I track ratings and player records for a local tabletop board game league, and the question of how to choose and implement a rating system ends up being pretty interesting, with a lot of literature to read if you start following citations.

Even if you have well-defined, sequential 2-player matches, where a widely-used model[0] exists in the literature, there are a wide variety of ways to estimate player ratings from game results, which all have their own assumptions and various tuning parameters.[1] If your domain also includes team-based or multiplayer matches (or some other weird feature that you want to account for), you then get to decide whether you want to try and hack together something using Elo because it'll be "close enough"[5], or whether you want to try and use (or build!) a more sophisticated system which captures those nuances, such as Microsoft's TrueSkill(TM) system[6].
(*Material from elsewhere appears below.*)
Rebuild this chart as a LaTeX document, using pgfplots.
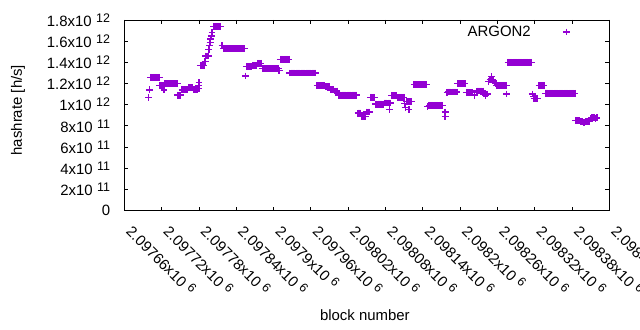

[0] The so-called "Bradley-Terry model" https://en.wikipedia.org/wiki/Bradley%E2%80%93Terry_model

[1] Beyond Elo, which is described in the article, you have things like Glicko/Glicko-2[2], which still does incremental updates to participants after each match but try to track rating uncertainty/player growth in a more sophisticated way, to systems like Edo[3] and Whole-History rating[4], which attempt to find the maximum-likelihood rating for all players at all points in time simultaneously.

[2] https://en.wikipedia.org/wiki/Glicko_rating_system

[3] http://www.edochess.ca/

[4] https://www.remi-coulom.fr/WHR/WHR.pdf

[5] This is (obviously) the approach taken in the article, and IMO is probably the right answer unless you're a huge nerd who's interested in wasting a ton of time for not-much practical benefit.

[6] https://en.wikipedia.org/wiki/TrueSkill